Затем мы, повинуясь совершенно безумному графику, метнулись обратно в Англию, на концерт в Небуорте, который должен был поразить публику техническими эффектами. То ли нам не хватило времени, то ли мы слишком вымотались. Генераторы стабилизировать не удалось; в течение дня стало ясно, что электронные клавиши Рика надо настраивать заново. Мы, однако, не оценили важности этого факта, так что, когда опустилась темнота и зажглись юпитеры, высота клавишных стала меняться одновременно с громкостью.
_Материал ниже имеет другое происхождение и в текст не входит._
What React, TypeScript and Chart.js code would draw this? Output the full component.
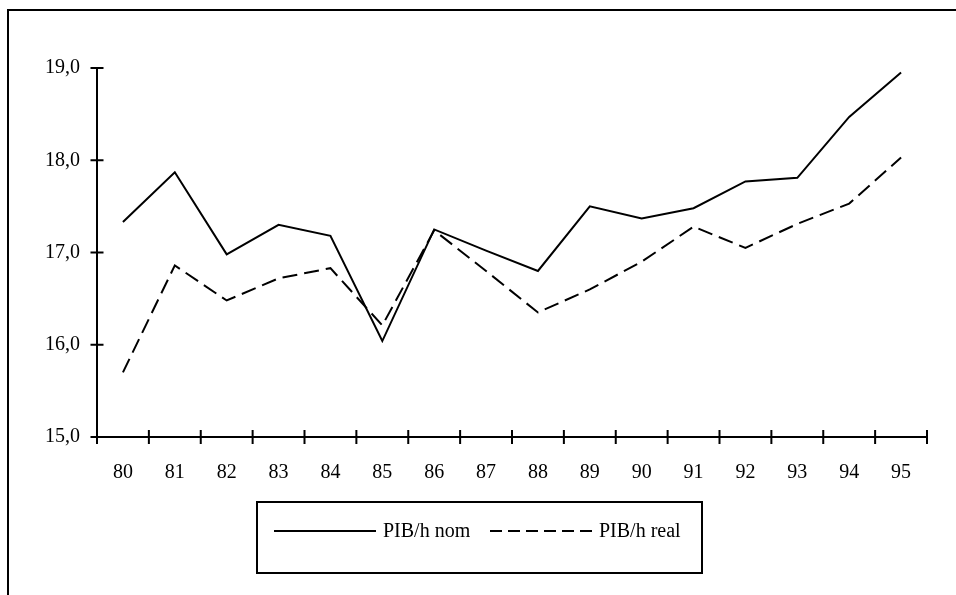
import { useEffect, useRef } from "react";
import { Chart, registerables } from "chart.js";

Chart.register(...registerables);

const years = ["80", "81", "82", "83", "84", "85", "86", "87", "88", "89", "90", "91", "92", "93", "94", "95"];
const pibNom = [17.33, 17.87, 16.98, 17.3, 17.18, 16.04, 17.25, 17.02, 16.8, 17.5, 17.37, 17.48, 17.77, 17.81, 18.47, 18.95];
const pibReal = [15.7, 16.86, 16.48, 16.72, 16.83, 16.21, 17.24, 16.8, 16.35, 16.6, 16.9, 17.28, 17.05, 17.31, 17.53, 18.03];
const yTicks = [15, 16, 17, 18, 19];
const seriesLabels = ["PIB/h nom", "PIB/h real"];

const FONT = '"Liberation Serif", "Times New Roman", serif';

export default function App() {
  const ref = useRef<HTMLCanvasElement | null>(null);

  useEffect(() => {
    if (!ref.current) return;

    const framePlugin = {
      id: "frame",
      beforeDraw(chart: any) {
        const ctx = chart.ctx;
        ctx.save();
        ctx.fillStyle = "#fff";
        ctx.fillRect(0, 0, chart.width, chart.height);
        ctx.strokeStyle = "#000";
        ctx.lineWidth = 2;
        ctx.beginPath();
        ctx.moveTo(7, 10);
        ctx.lineTo(chart.width, 10);
        ctx.moveTo(8, 9);
        ctx.lineTo(8, chart.height);
        ctx.stroke();
        ctx.restore();
      },
    };

    const axesPlugin = {
      id: "axes",
      beforeDatasetsDraw(chart: any) {
        const { ctx, chartArea, scales } = chart;
        const xs = scales.x;
        const ys = scales.y;
        ctx.save();
        ctx.strokeStyle = "#000";
        ctx.lineWidth = 2;
        ctx.beginPath();
        const x0 = chartArea.left;
        const yTop = ys.getPixelForValue(yTicks[yTicks.length - 1]);
        const yBot = ys.getPixelForValue(yTicks[0]);
        ctx.moveTo(x0, yTop);
        ctx.lineTo(x0, yBot);
        yTicks.forEach((v) => {
          const py = ys.getPixelForValue(v);
          ctx.moveTo(x0 - 6.5, py);
          ctx.lineTo(x0 + 6.5, py);
        });
        ctx.moveTo(xs.left, yBot);
        ctx.lineTo(xs.right, yBot);
        const n = years.length;
        for (let k = 0; k <= n; k++) {
          const px = xs.left + (k * xs.width) / n;
          ctx.moveTo(px, yBot - 7);
          ctx.lineTo(px, yBot + 7);
        }
        ctx.stroke();
        ctx.restore();
      },
    };

    const legendPlugin = {
      id: "boxLegend",
      afterDraw(chart: any) {
        const ctx = chart.ctx;
        ctx.save();
        ctx.strokeStyle = "#000";
        ctx.lineWidth = 2;
        ctx.strokeRect(257, 502, 445, 71);
        const ly = 531;
        const starts = [274, 490];
        chart.data.datasets.forEach((ds: any, i: number) => {
          const sx = starts[i];
          ctx.beginPath();
          ctx.setLineDash(ds.borderDash ? [12, 6] : []);
          ctx.lineWidth = 2;
          ctx.moveTo(sx, ly);
          ctx.lineTo(sx + 102, ly);
          ctx.stroke();
          ctx.setLineDash([]);
          ctx.fillStyle = "#000";
          ctx.font = `20px ${FONT}`;
          ctx.textBaseline = "middle";
          ctx.textAlign = "left";
          ctx.fillText(ds.label, sx + 109, ly + 1);
        });
        ctx.restore();
      },
    };

    const chart = new Chart(ref.current, {
      type: "line",
      data: {
        labels: years,
        datasets: [
          {
            label: seriesLabels[0],
            data: pibNom,
            borderColor: "#000",
            borderWidth: 2,
            pointRadius: 0,
            tension: 0,
            fill: false,
          },
          {
            label: seriesLabels[1],
            data: pibReal,
            borderColor: "#000",
            borderWidth: 2,
            borderDash: [15, 7],
            pointRadius: 0,
            tension: 0,
            fill: false,
          },
        ],
      },
      options: {
        animation: false,
        responsive: false,
        devicePixelRatio: 1,
        layout: { padding: { left: 0, top: 68, right: 29, bottom: 0 } },
        plugins: {
          legend: { display: false },
          tooltip: { enabled: false },
        },
        scales: {
          x: {
            type: "category",
            offset: true,
            grid: { display: false, drawTicks: false },
            border: { display: false },
            ticks: {
              color: "#000",
              font: { family: FONT, size: 20 },
              padding: 24,
              autoSkip: false,
              maxRotation: 0,
            },
            afterFit(scale: any) {
              scale.height = 158;
            },
          },
          y: {
            min: 15,
            max: 19,
            grid: { display: false, drawTicks: false },
            border: { display: false },
            ticks: {
              stepSize: 1,
              color: "#000",
              font: { family: FONT, size: 20 },
              padding: 17,
              callback: (v: any) => Number(v).toFixed(1).replace(".", ","),
            },
            afterFit(scale: any) {
              scale.width = 97;
            },
          },
        },
      },
      plugins: [framePlugin, axesPlugin, legendPlugin],
    });

    return () => chart.destroy();
  }, []);

  return (
    <div style={{ position: "absolute", left: 0, top: 0, width: 956, height: 595 }}>
      <canvas ref={ref} width={956} height={595} style={{ display: "block" }} />
    </div>
  );
}
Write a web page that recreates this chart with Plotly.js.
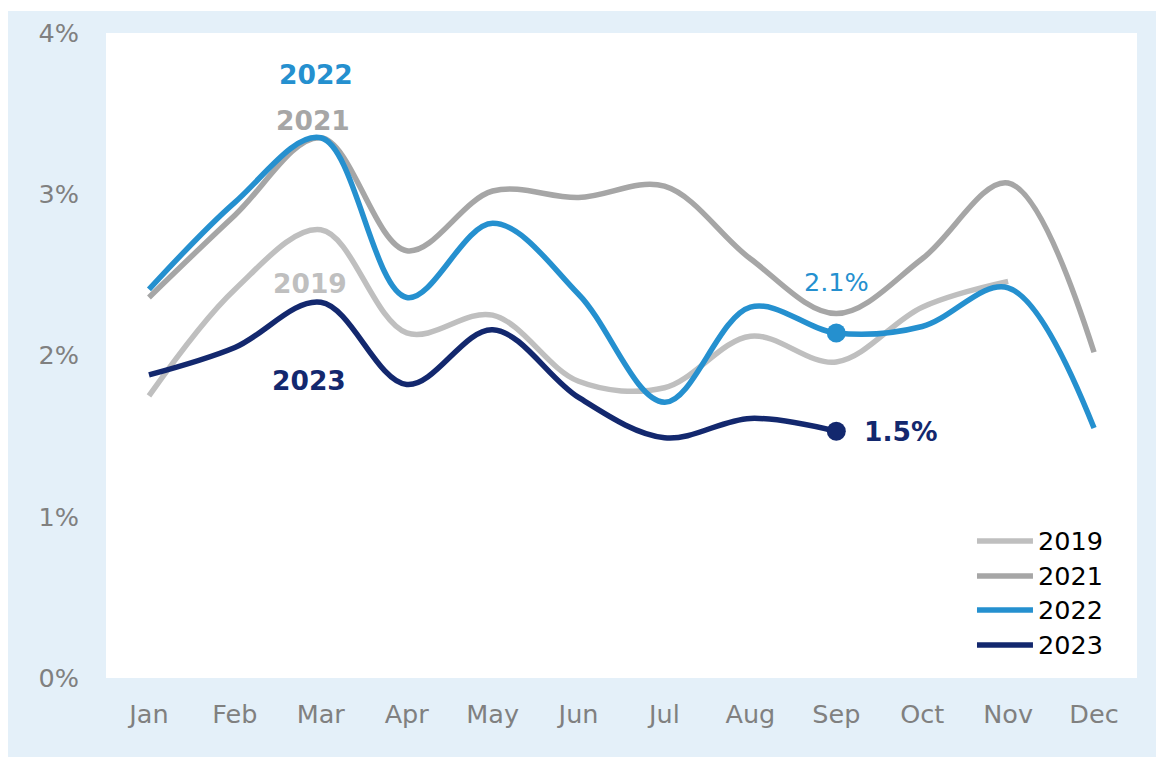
<!DOCTYPE html>
<html>
<head>
<meta charset="utf-8">
<script src="https://cdn.plot.ly/plotly-3.0.1.min.js"></script>
<style>
  html, body { margin: 0; padding: 0; background: #ffffff; }
  #chart { position: absolute; left: 8px; top: 11px; width: 1148px; height: 746px; }
</style>
</head>
<body>
<div id="chart"></div>
<script>
// ---- data ----
const months = ['Jan','Feb','Mar','Apr','May','Jun','Jul','Aug','Sep','Oct','Nov','Dec'];
const y2019 = [1.75, 2.41, 2.78, 2.14, 2.25, 1.84, 1.80, 2.12, 1.96, 2.30, 2.46];
const y2021 = [2.36, 2.87, 3.35, 2.65, 3.02, 2.98, 3.05, 2.60, 2.26, 2.60, 3.07, 2.02];
const y2022 = [2.41, 2.95, 3.35, 2.36, 2.82, 2.38, 1.71, 2.30, 2.14, 2.18, 2.42, 1.55];
const y2023 = [1.88, 2.05, 2.33, 1.82, 2.16, 1.74, 1.49, 1.61, 1.53];
const seriesNames = ['2019', '2021', '2022', '2023'];
const yTickVals = [0, 1, 2, 3, 4];
const yTickText = ['0%', '1%', '2%', '3%', '4%'];

// ---- styles ----
const colors = {'2019': '#bfbfbf', '2021': '#a6a6a6', '2022': '#2590cf', '2023': '#13286e'};
const seriesData = {'2019': y2019, '2021': y2021, '2022': y2022, '2023': y2023};
const FONT = 'Verdana, "DejaVu Sans", sans-serif';

const traces = seriesNames.map(name => ({
  type: 'scatter', mode: 'lines', name: name,
  x: months.slice(0, seriesData[name].length),
  y: seriesData[name],
  line: {color: colors[name], width: 5.5, shape: 'spline', smoothing: 1},
  showlegend: false, hoverinfo: 'x+y'
}));

// end-point markers for 2022 and 2023 at Sep
['2022', '2023'].forEach(name => {
  const idx = months.indexOf('Sep');
  traces.push({
    type: 'scatter', mode: 'markers', x: [months[idx]], y: [seriesData[name][idx]],
    marker: {color: colors[name], size: 19}, showlegend: false, hoverinfo: 'skip'
  });
});

// custom legend (bottom right of plot area)
const legendRowsY = [0.2124, 0.1581, 0.1054, 0.0512];
const shapes = [];
const annotations = [];
seriesNames.forEach((name, i) => {
  shapes.push({
    type: 'line', xref: 'paper', yref: 'paper',
    x0: 0.8448, x1: 0.8991, y0: legendRowsY[i], y1: legendRowsY[i],
    line: {color: colors[name], width: 5.5}
  });
  annotations.push({
    xref: 'paper', yref: 'paper', x: 0.902, y: legendRowsY[i],
    xanchor: 'left', yanchor: 'middle', showarrow: false, text: name,
    font: {family: FONT, size: 25.5, color: '#000000'}
  });
});

// series labels
const seriesLabels = [
  {name: '2022', x: 0.2037, y: 0.9349},
  {name: '2021', x: 0.2008, y: 0.8636},
  {name: '2019', x: 0.1979, y: 0.6109},
  {name: '2023', x: 0.1969, y: 0.4605}
];
seriesLabels.forEach(l => annotations.push({
  xref: 'paper', yref: 'paper', x: l.x, y: l.y, xanchor: 'center', yanchor: 'middle',
  showarrow: false, text: '<b>' + l.name + '</b>',
  font: {family: FONT, size: 26.5, color: colors[l.name]}
}));

// value labels at last point
const sepIdx = months.indexOf('Sep');
annotations.push({
  x: 'Sep', y: y2022[sepIdx], xref: 'x', yref: 'y', showarrow: false,
  text: y2022[sepIdx].toFixed(1) + '%', xanchor: 'center', yanchor: 'middle', yshift: 51,
  font: {family: FONT, size: 25.5, color: colors['2022']}
});
annotations.push({
  x: 'Sep', y: y2023[sepIdx], xref: 'x', yref: 'y', showarrow: false,
  text: '<b>' + y2023[sepIdx].toFixed(1) + '%</b>', xanchor: 'left', yanchor: 'middle', xshift: 26,
  font: {family: FONT, size: 26.5, color: colors['2023']}
});

const layout = {
  width: 1148, height: 746,
  margin: {l: 98, r: 19, t: 22, b: 79},
  paper_bgcolor: '#e4f0f9',
  plot_bgcolor: '#ffffff',
  showlegend: false,
  font: {family: FONT, size: 25, color: '#808080'},
  xaxis: {
    type: 'category', categoryorder: 'array', categoryarray: months,
    range: [-0.5, 11.5], showgrid: false, zeroline: false, showline: false,
    ticks: '', ticklabelstandoff: 18,
    tickfont: {family: FONT, size: 25.5, color: '#808080'}
  },
  yaxis: {
    range: [0, 4], tickvals: yTickVals, ticktext: yTickText,
    showgrid: false, zeroline: false, showline: false, ticks: '', ticklabelstandoff: 26,
    tickfont: {family: FONT, size: 25.5, color: '#808080'}
  },
  shapes: shapes,
  annotations: annotations
};

Plotly.newPlot('chart', traces, layout, {displayModeBar: false, staticPlot: true});
</script>
</body>
</html>
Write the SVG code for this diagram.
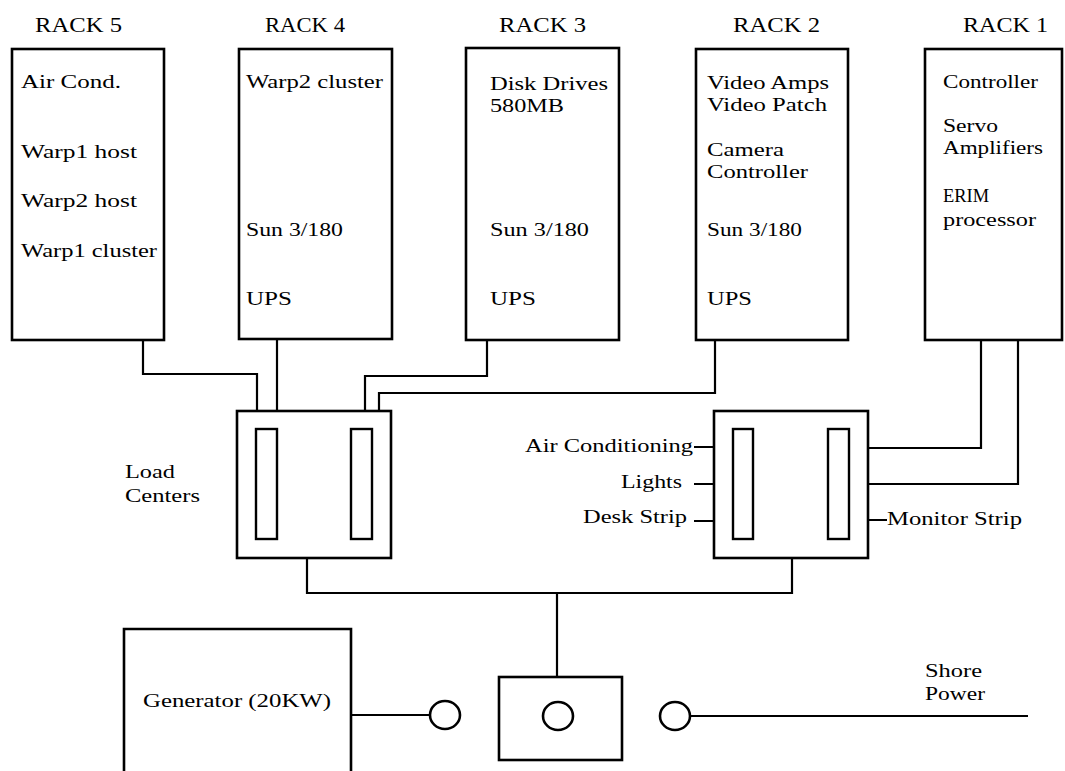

Получался кошмар. Всякий раз, когда росла громкость, клавиши фальшивили. Под сценой Фил Тейлор, Робби Уильямс и техник из компании, выпустившей генератор, изображая сцену из «Подводной лодки», отчаянно старались исправить ситуацию и вертели ручку генератора. Фил припоминает, что трудились они «мужественно, но безнадежно», а клавишные тем временем продолжали блуждать между диезом и бемолем.

 

 

Наконец Рик в отчаянии бросил свое рабочее место, и мы кое-как дотащились до финала концерта на одном пианино и менее чувствительных клавишных, а также умеренном световом шоу. И тем не менее, несмотря на технические проблемы на сцене и под сценой, мы сумели отвлечь внимание публики на шикарный спецэффект: вместо моделей самолетов, которые использовались на других концертах, в самом начале шоу мы умудрились устроить демонстрационный пролет двух настоящих «спитфайров» над самыми головами зрителей.